» Stated problem
Seek out every line containing the word "draw", and copy each.

» Records contained in a dataset
◇ ◇ ◇

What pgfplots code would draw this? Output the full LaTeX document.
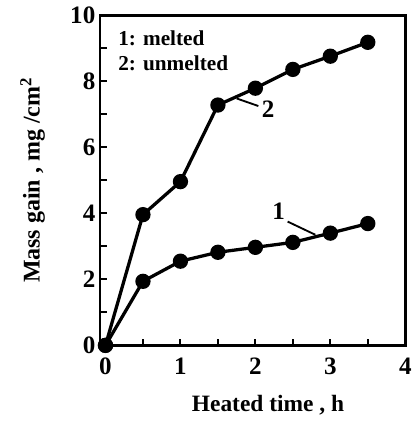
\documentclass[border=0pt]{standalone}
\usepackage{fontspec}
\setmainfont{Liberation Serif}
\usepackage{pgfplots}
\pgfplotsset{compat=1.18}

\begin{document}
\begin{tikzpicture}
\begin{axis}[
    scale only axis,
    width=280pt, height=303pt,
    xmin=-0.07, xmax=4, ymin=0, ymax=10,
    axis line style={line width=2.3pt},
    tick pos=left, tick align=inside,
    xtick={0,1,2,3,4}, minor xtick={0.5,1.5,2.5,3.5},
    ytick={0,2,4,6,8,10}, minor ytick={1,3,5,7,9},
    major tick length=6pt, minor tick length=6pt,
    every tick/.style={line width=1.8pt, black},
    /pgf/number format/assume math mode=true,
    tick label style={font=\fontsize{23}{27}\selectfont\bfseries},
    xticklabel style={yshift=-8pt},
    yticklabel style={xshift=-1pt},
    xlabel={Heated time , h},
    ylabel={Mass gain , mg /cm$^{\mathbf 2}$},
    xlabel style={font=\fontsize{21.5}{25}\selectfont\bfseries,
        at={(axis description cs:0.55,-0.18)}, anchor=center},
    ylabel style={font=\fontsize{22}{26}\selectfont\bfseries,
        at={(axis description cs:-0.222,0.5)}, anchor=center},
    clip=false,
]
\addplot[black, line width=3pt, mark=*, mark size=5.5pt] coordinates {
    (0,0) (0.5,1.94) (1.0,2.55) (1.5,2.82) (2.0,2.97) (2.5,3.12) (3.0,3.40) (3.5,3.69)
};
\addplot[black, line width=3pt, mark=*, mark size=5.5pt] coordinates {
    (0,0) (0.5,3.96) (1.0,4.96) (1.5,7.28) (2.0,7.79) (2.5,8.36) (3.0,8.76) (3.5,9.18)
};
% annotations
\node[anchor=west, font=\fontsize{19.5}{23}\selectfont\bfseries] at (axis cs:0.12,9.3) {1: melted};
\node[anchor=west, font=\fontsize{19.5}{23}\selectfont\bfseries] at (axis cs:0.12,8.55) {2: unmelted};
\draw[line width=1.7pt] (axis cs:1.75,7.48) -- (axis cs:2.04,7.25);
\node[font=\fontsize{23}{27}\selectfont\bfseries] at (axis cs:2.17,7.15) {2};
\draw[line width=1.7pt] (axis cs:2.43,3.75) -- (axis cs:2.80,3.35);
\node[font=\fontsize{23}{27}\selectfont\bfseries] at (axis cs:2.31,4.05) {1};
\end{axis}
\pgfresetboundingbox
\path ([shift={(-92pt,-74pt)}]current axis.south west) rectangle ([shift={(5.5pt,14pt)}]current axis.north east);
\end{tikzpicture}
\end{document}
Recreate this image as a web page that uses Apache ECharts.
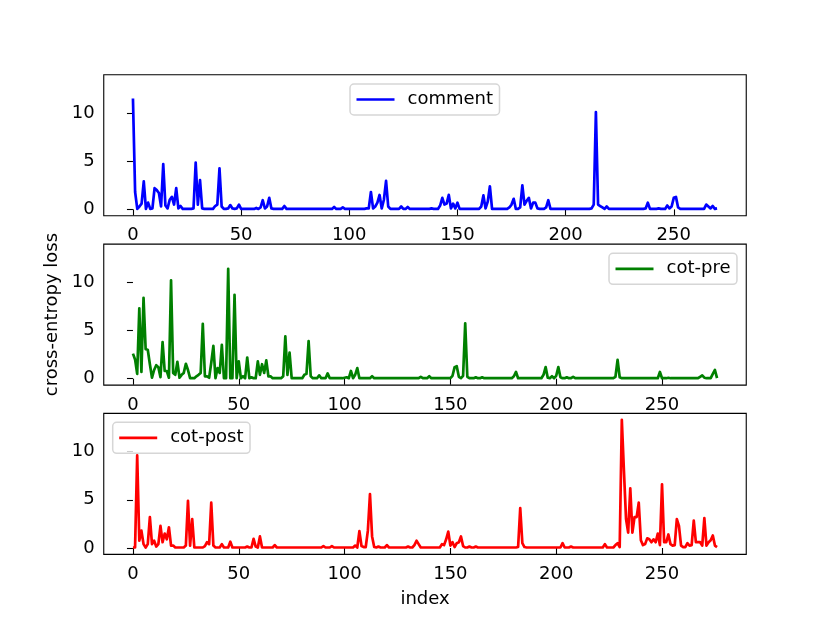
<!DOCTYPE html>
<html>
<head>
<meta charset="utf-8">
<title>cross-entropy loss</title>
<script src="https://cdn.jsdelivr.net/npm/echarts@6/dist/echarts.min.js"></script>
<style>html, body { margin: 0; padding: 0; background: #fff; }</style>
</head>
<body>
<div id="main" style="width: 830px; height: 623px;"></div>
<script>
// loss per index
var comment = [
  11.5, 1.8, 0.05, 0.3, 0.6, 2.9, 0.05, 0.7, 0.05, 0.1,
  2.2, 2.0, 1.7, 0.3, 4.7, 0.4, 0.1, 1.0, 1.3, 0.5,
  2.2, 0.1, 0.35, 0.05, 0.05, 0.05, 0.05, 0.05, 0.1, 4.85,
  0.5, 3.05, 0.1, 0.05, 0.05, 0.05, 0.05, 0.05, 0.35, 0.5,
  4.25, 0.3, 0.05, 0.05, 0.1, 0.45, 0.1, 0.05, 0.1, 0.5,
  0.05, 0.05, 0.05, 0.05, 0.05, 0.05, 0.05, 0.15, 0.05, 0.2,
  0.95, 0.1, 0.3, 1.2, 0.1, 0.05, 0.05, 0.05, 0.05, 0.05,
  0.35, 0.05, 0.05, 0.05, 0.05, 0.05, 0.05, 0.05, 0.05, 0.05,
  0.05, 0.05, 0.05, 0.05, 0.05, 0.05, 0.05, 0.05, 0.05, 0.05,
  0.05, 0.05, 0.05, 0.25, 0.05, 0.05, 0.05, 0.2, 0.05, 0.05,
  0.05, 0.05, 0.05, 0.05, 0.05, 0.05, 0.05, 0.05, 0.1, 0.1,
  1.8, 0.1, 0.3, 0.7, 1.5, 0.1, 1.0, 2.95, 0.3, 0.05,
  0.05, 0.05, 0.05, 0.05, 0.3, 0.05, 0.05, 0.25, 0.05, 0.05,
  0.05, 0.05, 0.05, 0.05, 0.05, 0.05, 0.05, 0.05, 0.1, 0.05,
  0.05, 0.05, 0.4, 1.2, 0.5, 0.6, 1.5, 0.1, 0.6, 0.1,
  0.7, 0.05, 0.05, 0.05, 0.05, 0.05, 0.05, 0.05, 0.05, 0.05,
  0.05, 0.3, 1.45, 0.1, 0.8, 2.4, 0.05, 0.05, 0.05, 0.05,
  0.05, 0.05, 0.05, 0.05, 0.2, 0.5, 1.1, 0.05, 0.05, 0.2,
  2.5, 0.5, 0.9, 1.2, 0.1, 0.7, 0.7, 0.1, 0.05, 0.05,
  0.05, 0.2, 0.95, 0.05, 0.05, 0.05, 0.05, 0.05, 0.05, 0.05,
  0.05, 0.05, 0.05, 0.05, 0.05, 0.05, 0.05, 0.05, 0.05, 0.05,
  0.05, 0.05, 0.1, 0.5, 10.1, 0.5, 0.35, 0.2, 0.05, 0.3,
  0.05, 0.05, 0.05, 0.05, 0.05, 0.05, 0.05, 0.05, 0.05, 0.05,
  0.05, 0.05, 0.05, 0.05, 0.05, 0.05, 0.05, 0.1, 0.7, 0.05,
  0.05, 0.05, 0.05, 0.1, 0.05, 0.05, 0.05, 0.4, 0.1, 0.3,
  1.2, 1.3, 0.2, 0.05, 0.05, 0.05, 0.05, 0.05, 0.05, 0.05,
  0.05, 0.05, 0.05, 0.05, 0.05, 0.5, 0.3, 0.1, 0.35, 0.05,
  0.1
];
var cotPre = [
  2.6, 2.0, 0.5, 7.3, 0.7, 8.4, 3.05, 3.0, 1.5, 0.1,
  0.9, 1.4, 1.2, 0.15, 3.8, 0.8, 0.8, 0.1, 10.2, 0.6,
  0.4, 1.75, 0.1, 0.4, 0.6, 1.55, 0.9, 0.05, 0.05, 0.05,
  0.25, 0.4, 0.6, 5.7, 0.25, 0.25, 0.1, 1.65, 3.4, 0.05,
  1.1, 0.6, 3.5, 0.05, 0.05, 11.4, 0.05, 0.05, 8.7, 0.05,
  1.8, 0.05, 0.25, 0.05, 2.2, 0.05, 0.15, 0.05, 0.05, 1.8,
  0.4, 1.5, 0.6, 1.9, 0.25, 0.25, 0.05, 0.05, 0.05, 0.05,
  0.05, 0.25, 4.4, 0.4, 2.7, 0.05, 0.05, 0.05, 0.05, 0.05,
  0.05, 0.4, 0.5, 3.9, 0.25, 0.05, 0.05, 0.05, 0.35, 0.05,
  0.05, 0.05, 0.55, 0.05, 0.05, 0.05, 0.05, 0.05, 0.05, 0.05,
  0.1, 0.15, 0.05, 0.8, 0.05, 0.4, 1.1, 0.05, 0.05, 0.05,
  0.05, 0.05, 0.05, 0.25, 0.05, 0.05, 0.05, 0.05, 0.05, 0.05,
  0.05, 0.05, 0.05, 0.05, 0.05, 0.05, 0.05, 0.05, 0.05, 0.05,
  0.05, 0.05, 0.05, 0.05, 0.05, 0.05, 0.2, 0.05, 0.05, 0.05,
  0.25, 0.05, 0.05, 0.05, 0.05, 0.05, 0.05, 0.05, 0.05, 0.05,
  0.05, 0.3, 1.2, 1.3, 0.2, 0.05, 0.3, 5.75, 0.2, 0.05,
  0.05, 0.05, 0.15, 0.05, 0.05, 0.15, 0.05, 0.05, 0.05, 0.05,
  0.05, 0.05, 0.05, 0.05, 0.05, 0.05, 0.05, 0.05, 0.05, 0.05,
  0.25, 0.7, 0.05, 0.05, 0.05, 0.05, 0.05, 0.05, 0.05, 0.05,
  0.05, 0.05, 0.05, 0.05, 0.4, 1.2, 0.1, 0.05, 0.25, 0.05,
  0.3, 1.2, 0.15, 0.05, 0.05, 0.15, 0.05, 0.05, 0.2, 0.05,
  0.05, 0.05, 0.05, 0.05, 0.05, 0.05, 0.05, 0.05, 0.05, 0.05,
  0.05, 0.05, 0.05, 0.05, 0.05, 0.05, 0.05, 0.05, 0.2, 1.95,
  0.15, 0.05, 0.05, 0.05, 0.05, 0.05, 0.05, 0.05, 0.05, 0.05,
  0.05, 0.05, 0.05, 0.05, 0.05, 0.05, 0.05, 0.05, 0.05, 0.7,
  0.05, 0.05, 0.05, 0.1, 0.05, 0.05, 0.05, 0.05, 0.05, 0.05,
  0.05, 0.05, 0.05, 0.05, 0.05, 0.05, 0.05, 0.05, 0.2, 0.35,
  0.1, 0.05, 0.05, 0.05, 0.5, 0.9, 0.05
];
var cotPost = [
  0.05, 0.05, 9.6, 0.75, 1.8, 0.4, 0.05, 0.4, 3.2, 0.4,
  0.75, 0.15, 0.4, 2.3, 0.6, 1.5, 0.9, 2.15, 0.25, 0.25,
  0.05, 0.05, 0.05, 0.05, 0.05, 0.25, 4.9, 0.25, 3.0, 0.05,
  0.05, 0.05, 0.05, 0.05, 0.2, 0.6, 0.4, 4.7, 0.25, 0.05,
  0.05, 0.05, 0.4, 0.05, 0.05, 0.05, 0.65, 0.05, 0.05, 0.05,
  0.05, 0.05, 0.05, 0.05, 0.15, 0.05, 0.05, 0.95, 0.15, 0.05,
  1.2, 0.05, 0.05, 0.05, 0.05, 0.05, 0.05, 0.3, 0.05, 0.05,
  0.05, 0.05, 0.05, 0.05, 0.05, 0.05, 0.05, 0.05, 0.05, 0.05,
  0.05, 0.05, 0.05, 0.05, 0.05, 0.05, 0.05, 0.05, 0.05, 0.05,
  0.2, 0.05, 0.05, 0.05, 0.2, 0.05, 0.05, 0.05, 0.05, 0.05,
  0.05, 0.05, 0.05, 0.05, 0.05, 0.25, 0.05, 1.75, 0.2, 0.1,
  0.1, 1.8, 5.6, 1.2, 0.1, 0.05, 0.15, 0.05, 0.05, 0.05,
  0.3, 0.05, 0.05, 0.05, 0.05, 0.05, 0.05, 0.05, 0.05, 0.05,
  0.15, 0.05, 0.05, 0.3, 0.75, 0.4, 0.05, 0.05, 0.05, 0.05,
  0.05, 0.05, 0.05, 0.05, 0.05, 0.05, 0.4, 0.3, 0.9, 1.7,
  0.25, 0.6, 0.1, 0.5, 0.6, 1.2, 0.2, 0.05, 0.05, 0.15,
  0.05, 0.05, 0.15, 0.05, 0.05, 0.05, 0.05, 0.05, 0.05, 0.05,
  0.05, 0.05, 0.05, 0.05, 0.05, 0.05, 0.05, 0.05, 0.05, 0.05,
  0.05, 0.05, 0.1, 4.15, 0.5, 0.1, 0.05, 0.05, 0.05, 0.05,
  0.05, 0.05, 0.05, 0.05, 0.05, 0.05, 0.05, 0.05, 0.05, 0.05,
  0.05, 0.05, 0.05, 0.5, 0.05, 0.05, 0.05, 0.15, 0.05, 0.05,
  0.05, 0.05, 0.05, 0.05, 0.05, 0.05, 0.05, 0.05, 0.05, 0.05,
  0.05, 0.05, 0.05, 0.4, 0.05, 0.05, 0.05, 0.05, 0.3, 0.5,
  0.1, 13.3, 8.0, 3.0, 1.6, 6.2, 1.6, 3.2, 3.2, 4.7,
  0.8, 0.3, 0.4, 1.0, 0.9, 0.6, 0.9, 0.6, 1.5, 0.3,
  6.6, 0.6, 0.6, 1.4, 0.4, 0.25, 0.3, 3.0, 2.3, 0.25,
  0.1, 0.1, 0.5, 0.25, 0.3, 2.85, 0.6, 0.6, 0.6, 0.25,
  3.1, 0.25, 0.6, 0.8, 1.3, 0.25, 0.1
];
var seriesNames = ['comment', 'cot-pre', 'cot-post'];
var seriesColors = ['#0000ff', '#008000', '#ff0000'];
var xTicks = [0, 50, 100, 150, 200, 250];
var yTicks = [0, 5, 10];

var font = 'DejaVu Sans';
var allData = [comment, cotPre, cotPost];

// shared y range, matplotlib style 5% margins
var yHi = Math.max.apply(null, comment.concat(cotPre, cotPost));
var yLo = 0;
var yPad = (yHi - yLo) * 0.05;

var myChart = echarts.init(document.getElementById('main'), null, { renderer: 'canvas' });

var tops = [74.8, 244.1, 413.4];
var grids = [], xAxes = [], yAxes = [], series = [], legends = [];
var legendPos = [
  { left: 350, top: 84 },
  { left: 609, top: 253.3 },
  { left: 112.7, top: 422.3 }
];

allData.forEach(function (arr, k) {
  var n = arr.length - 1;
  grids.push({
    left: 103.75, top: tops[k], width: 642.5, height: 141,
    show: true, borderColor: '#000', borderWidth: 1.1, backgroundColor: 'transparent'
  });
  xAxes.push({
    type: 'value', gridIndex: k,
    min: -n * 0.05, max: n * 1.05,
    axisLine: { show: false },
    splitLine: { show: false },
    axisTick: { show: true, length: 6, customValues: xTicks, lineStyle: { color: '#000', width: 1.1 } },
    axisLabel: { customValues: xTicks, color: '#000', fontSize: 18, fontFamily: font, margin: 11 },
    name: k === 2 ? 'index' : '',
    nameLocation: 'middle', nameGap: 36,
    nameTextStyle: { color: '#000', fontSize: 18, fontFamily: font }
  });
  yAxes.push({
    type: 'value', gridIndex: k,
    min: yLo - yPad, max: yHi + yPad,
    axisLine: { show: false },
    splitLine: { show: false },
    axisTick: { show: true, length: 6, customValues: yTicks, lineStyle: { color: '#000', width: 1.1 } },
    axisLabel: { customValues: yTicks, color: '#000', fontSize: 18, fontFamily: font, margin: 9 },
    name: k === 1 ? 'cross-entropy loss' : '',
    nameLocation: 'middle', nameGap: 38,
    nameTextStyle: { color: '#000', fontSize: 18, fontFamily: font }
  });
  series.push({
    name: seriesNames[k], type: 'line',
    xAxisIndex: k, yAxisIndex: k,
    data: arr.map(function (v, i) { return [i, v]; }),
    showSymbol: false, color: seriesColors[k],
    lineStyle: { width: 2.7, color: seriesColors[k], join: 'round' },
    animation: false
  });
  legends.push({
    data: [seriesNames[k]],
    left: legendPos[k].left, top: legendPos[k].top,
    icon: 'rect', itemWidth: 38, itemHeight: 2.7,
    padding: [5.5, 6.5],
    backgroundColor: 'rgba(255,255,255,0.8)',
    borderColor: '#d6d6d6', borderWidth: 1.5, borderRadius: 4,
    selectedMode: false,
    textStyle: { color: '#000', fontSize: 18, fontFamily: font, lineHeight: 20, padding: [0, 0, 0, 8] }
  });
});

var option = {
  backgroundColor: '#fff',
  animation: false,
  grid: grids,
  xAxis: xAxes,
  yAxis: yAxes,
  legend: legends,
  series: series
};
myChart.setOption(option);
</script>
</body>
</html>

◇ ◇ ◇

» Result for this task
What pgfplots code would draw this? Output the full LaTeX document.
\draw[line width=1.7pt] (axis cs:1.75,7.48) -- (axis cs:2.04,7.25);
\draw[line width=1.7pt] (axis cs:2.43,3.75) -- (axis cs:2.80,3.35);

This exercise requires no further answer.